Coleridge's shorter, meditative "conversation poems," however, proved to be the most influential of his work. These include both quiet poems like This Lime-Tree Bower My Prison and Frost at Midnight and also strongly emotional poems like Dejection and The Pains of Sleep. Wordsworth immediately adopted the model of these poems, and used it to compose several of his major poems. Via Wordsworth, the conversation poem became a standard vehicle for English poetic expression, and perhaps the most common approach among modern poets.
Coleridge and the influence of the Gothic
Gothic novels like Polidori’s The Vampire, Walpole’s The Castle of Otranto, Mrs Radcliffe’s The Mysteries of Udolpho and The Italian, and Matthew Lewis’s The Monk were the best-sellers of the end of the eighteenth century, and thrilled many young women (who were often strictly forbidden to read them). Jane Austen satirised the style mercilessly in Northanger Abbey.

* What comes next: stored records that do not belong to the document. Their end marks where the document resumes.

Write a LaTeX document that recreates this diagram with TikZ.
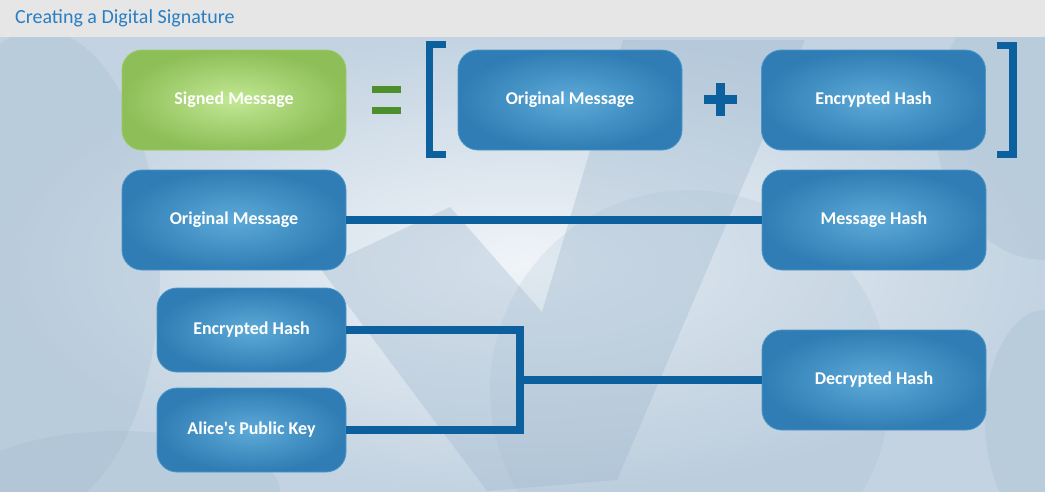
\documentclass[tikz,border=0pt]{standalone}
\usepackage{fontspec}
\setmainfont{Carlito}
\definecolor{titlebg}{HTML}{E6E6E6}
\definecolor{titlefg}{HTML}{2A7EC3}
\definecolor{bgin}{HTML}{F0F4F8}
\definecolor{bgout}{HTML}{C3D3E1}
\definecolor{deco}{HTML}{9FB8CE}
\definecolor{boxin}{HTML}{5DAAD8}
\definecolor{boxout}{HTML}{2F7DB4}
\definecolor{boxedge}{HTML}{4A97C8}
\definecolor{grin}{HTML}{C2E894}
\definecolor{grout}{HTML}{8DBE57}
\definecolor{gredge}{HTML}{9ACB66}
\definecolor{eqgreen}{HTML}{4C8F2C}
\definecolor{lineblue}{HTML}{0B609D}
\tikzset{
  bbox/.style={rounded corners=20pt, inner color=boxin, outer color=boxout, draw=boxedge, line width=0.8pt,
    text=white, font=\bfseries\fontsize{18}{21}\selectfont, minimum width=224pt, minimum height=100pt, inner sep=0pt},
  sbox/.style={bbox, minimum width=189pt, minimum height=84pt},
  gbox/.style={bbox, inner color=grin, outer color=grout, draw=gredge},
  conn/.style={draw=lineblue, line width=7.5pt, line join=miter},
  bracket/.style={draw=lineblue, line width=7.5pt, line join=miter},
  decoshape/.style={fill=deco, opacity=0.25, draw=none}
}
\begin{document}
\begin{tikzpicture}[x=1pt,y=-1pt]
\useasboundingbox (0,0) rectangle (1045,491);
% background
\shade[inner color=bgin, outer color=bgout] (0,37) rectangle (1045,491);
\begin{scope}
\clip (0,37) rectangle (1045,491);
\fill[decoshape] (40,270) ellipse [x radius=120, y radius=240];
\fill[decoshape] (1045,120) ellipse [x radius=110, y radius=140];
\fill[decoshape] (1045,420) ellipse [x radius=60, y radius=110];
\fill[decoshape, opacity=0.18] (690,390) ellipse [x radius=200, y radius=200];
\fill[decoshape, opacity=0.35] (320,268) -- (450,207) -- (542,312) -- (623,40) -- (805,40) -- (617,480) -- (487,491) -- cycle;
\fill[decoshape] (120,491) ellipse [x radius=160, y radius=60];
\end{scope}
% title bar
\fill[titlebg] (0,0) rectangle (1045,37);
\node[anchor=west, text=titlefg, font=\fontsize{20}{24}\selectfont, inner sep=0pt] (title) at (15,18) {Creating a Digital Signature};
% boxes
\node[gbox] (sm) at (234,100) {\raisebox{-2pt}{Signed Message}};
\node[bbox] (om1) at (570,100) {\raisebox{-2pt}{Original Message}};
\node[bbox] (eh1) at (873.5,100) {\raisebox{-2pt}{Encrypted Hash}};
\node[bbox] (om2) at (234,220) {\raisebox{-2pt}{Original Message}};
\node[bbox] (mh) at (874,220) {\raisebox{-2pt}{Message Hash}};
\node[sbox] (eh2) at (251.5,330) {\raisebox{-2pt}{Encrypted Hash}};
\node[sbox] (apk) at (251.5,430) {\raisebox{-2pt}{Alice\textquotesingle s Public Key}};
\node[bbox] (dh) at (874,380) {\raisebox{-2pt}{Decrypted Hash}};
% equals and plus
\fill[eqgreen] (372,86) rectangle (401,93);
\fill[eqgreen] (372,107) rectangle (401,114);
\fill[lineblue] (716,83) rectangle (725,116);
\fill[lineblue] (704,95) rectangle (737,104);
% brackets
\draw[bracket] (446,44.5) -- (429.5,44.5) -- (429.5,154.5) -- (446,154.5);
\draw[bracket] (997,45.5) -- (1013,45.5) -- (1013,154.5) -- (997,154.5);
% connectors
\coordinate (j) at (520,380);
\draw[conn] (om2.east) -- (mh.west);
\draw[conn] (eh2.east) -| (j) |- (apk.east);
\draw[conn] (j) -- (dh.west);
\end{tikzpicture}
\end{document}
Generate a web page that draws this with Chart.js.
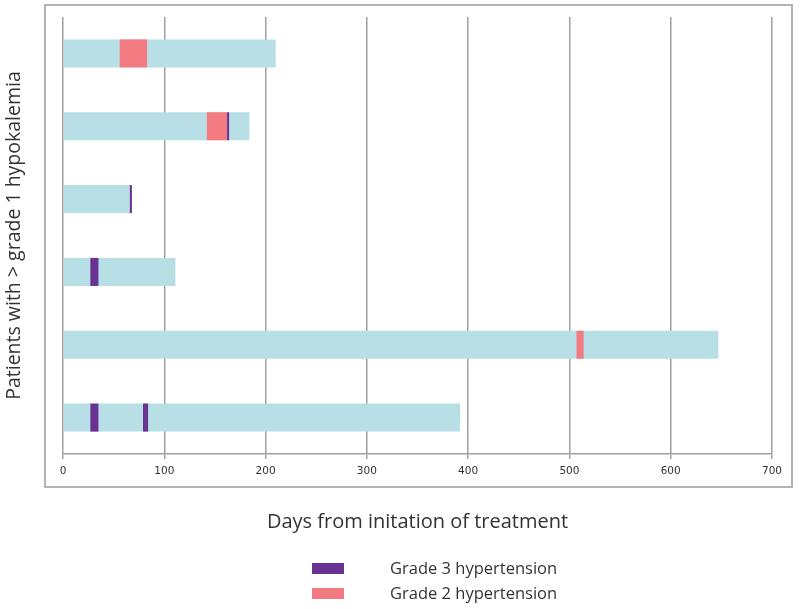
<!DOCTYPE html>
<html>
<head>
<meta charset="utf-8">
<script src="https://cdn.jsdelivr.net/npm/chart.js@4/dist/chart.umd.min.js"></script>
<style>
  html, body { margin: 0; padding: 0; background: #fff; }
  #wrap { position: relative; width: 800px; height: 609px; }
  #frame { position: absolute; left: 44px; top: 4px; width: 745px; height: 480px; border: 2px solid #b3b3b3; box-sizing: content-box; pointer-events: none; }
  canvas { position: absolute; left: 0; top: 0; }
  #legend { position: absolute; left: 312px; top: 558px; font-family: "Open Sans", sans-serif; font-size: 16.5px; color: #333; }
  .item { position: relative; height: 25px; }
  .box { position: absolute; left: 0; top: 5px; width: 32px; height: 11px; }
  .lbl { position: absolute; left: 78px; top: -2px; white-space: nowrap; }
</style>
</head>
<body>
<div id="wrap">
  <div id="frame"></div>
  <canvas id="c" width="800" height="609"></canvas>
  <div id="legend"></div>
</div>
<script>
// ---- Data ----
const patients = ['Patient 1', 'Patient 2', 'Patient 3', 'Patient 4', 'Patient 5', 'Patient 6'];
const followUpDays = [210, 184, 68, 111, 647, 392];
const grade2Start = [56, 142, null, null, 507, null];
const grade2End   = [83, 162, null, null, 514, null];
const grade3StartA = [null, 162, 66, 27, null, 27];
const grade3EndA   = [null, 164, 68, 35, null, 35];
const grade3StartB = [null, null, null, null, null, 79];
const grade3EndB   = [null, null, null, null, null, 84];
const xTicks = [0, 100, 200, 300, 400, 500, 600, 700];

const toRanges = (s, e) => s.map((v, i) => (v === null ? null : [v, e[i]]));

const purple = '#6a3293';
const pink = '#f27a80';
const blue = '#b8dee6';

const data = {
  labels: patients,
  datasets: [
    { label: 'Grade 3 hypertension', data: toRanges(grade3StartA, grade3EndA), backgroundColor: purple, legend: true },
    { label: 'Grade 3 hypertension (2)', data: toRanges(grade3StartB, grade3EndB), backgroundColor: purple, legend: false },
    { label: 'Grade 2 hypertension', data: toRanges(grade2Start, grade2End), backgroundColor: pink, legend: true },
    { label: 'Follow-up', data: followUpDays.map(d => [0, d]), backgroundColor: blue, legend: false }
  ]
};

const chart = new Chart(document.getElementById('c'), {
  type: 'bar',
  data,
  options: {
    indexAxis: 'y',
    responsive: false,
    animation: false,
    maintainAspectRatio: false,
    datasets: { bar: { grouped: false, categoryPercentage: 1, barPercentage: 0.385, borderWidth: 0 } },
    layout: { padding: { top: 17, right: 28, left: 0, bottom: 0 } },
    plugins: { legend: { display: false }, tooltip: { enabled: false } },
    scales: {
      x: {
        type: 'linear', min: 0, max: 700,
        afterBuildTicks: (s) => { s.ticks = xTicks.map(v => ({ value: v })); },
        afterFit: (s) => { s.height = 155; },
        grid: { color: '#a0a0a0', lineWidth: 1.5, tickLength: 5, tickColor: '#a0a0a0' },
        border: { display: true, color: '#a0a0a0', width: 1.5 },
        ticks: { color: '#333', font: { family: 'DejaVu Sans', size: 10.5 }, padding: 6 },
        title: { display: true, text: 'Days from initation of treatment', color: '#333',
                 font: { family: 'Open Sans', size: 20 }, padding: { top: 0, bottom: 75 } }
      },
      y: {
        type: 'category',
        afterFit: (s) => { s.width = 63; },
        grid: { display: false },
        border: { display: false },
        ticks: { display: false },
        title: { display: true, text: 'Patients with > grade 1 hypokalemia', color: '#333',
                 font: { family: 'Open Sans', size: 19.5 }, padding: { top: 3, bottom: 0 } }
      }
    }
  }
});

// HTML legend built from the chart's datasets
const leg = document.getElementById('legend');
chart.data.datasets.filter(d => d.legend).forEach(d => {
  const it = document.createElement('div'); it.className = 'item';
  const b = document.createElement('div'); b.className = 'box'; b.style.background = d.backgroundColor;
  const l = document.createElement('div'); l.className = 'lbl'; l.textContent = d.label;
  it.appendChild(b); it.appendChild(l); leg.appendChild(it);
});
</script>
</body>
</html>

Coleridge wrote reviews of Mrs Radcliffe’s books and of The Mad Monk among others. He comments in his reviews:
However, Coleridge used mysterious and demonic elements in poems such as The Rime of the Ancient Mariner (1798), Christabel and Kubla Khan (published 1816 but known in manuscript form before then) and certainly influenced other poets and writers of the time. Poems like this both drew inspiration from and helped to inflame the craze for Gothic romance.
Mary Shelley, who knew Coleridge well, mentions The Rime of the Ancient Mariner twice directly in Frankenstein, and some of the descriptions in the novel echo it indirectly. Although William Godwin, her father, disagreed with Coleridge on some important issues, he respected his opinions and Coleridge often visited the Godwins. Mary Shelley later recalled hiding behind the sofa and hearing his voice chanting The Rime of the Ancient Mariner.
Coleridge was the father of Hartley Coleridge, Sara Coleridge, and Derwent Coleridge and grandfather of Herbert Coleridge, Ernest Hartley Coleridge and Christabel Coleridge. He was the uncle of the first Baron Coleridge. The poet Mary Elizabeth Coleridge (1861 - 1907) was his great-great niece. His nephew Henry Nelson Coleridge, who was an editor of his work, married Sara.